In 1965, Alberti finally returned to Europe to live in Italy, the home of his paternal grandparents, but it was not until 1977, after the death of Franco, and after having received a personal invitation from King Juan Carlos, himself, that Alberti and his wife finally returned to Spain. Hundreds were in the jublilant crowd that greeted them at the airport in Madrid. In the years following the Spanish diaspora, Alberti, more than many others of his Generation, had become a symbol of survival, of resistance, of the unquenchable flame of the artistic spirit.

Rafael Alberti returns to Madrid after exile
Rafael Alberti returns to Spain in 1977

Finding himself a much revered public figure upon his arrival home, Alberti actively entered into Spanish political and cultural life: he served briefy in the Spanish Cortes (Parliament) as the representative from Cádiz; he appeared constantly at Madrid functions, giving talks and readings; he held local exhibitions of his paintings and “painted poems”; for many years, he even wrote a weekly column in the Madrid newspaper El País.

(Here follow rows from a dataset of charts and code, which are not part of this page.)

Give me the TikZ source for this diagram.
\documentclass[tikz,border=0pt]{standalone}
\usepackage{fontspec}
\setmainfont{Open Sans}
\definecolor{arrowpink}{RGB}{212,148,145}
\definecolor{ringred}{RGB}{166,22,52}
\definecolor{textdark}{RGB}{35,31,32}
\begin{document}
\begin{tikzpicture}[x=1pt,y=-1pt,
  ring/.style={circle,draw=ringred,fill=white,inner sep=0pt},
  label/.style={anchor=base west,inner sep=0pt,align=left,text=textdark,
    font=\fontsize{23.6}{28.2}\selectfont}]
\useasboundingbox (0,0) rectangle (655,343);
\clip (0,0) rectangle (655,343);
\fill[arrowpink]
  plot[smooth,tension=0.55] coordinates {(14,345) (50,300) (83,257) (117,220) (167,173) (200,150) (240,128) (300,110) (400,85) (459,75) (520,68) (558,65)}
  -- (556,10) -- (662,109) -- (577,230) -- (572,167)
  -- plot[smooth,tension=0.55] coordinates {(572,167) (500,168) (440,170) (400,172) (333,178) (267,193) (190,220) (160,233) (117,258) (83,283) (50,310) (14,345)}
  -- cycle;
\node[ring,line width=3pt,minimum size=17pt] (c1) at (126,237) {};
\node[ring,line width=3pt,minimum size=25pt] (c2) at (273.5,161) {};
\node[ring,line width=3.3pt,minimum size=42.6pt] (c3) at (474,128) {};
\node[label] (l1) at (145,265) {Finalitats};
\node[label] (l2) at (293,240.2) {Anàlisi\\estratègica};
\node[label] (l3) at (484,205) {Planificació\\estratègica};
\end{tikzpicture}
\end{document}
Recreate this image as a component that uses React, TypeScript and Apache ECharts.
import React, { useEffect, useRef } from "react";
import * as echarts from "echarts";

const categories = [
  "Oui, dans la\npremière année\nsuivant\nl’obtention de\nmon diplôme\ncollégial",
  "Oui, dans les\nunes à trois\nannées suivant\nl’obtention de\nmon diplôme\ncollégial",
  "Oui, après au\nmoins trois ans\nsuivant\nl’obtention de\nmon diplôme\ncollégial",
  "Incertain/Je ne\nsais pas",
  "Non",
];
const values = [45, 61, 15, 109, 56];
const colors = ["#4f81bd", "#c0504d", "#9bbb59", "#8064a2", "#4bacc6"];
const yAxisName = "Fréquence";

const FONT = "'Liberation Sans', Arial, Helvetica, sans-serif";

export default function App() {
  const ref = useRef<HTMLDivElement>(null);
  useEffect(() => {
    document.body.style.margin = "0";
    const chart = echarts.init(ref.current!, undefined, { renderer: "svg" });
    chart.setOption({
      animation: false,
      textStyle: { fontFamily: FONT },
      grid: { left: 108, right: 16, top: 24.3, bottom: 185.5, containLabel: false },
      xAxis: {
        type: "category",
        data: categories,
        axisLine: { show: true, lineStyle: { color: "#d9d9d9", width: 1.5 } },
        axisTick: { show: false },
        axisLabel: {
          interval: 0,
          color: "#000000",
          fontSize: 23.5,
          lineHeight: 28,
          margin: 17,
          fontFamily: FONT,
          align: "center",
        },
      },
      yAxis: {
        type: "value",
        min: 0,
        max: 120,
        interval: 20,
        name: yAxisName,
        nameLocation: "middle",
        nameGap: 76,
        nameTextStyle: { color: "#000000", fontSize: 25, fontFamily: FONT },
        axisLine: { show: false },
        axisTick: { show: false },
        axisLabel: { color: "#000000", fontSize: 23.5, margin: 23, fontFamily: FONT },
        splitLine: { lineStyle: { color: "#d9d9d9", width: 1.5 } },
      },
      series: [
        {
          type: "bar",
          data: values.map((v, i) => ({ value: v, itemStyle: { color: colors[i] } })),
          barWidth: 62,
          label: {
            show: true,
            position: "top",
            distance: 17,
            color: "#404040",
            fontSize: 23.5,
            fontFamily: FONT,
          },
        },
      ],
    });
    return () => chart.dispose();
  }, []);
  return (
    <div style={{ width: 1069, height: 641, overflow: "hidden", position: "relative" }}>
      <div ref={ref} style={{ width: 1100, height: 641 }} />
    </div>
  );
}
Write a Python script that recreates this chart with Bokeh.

In the last few decades of the 20th century, Alberti was awarded many prizes and honors, most notably the Premio Cervantes, Spain’s most prestigious literary prize, awarded in 1983 to honor a lifetime of literary achievement. By the time of his death at the century’s close (October,1999), Alberti had published some twenty-four volumes of poetry, produced over seven decades, several plays, some non-fiction prose, and a   five-volume autobiography. He remains one of the towering figures of modern Spanish literature.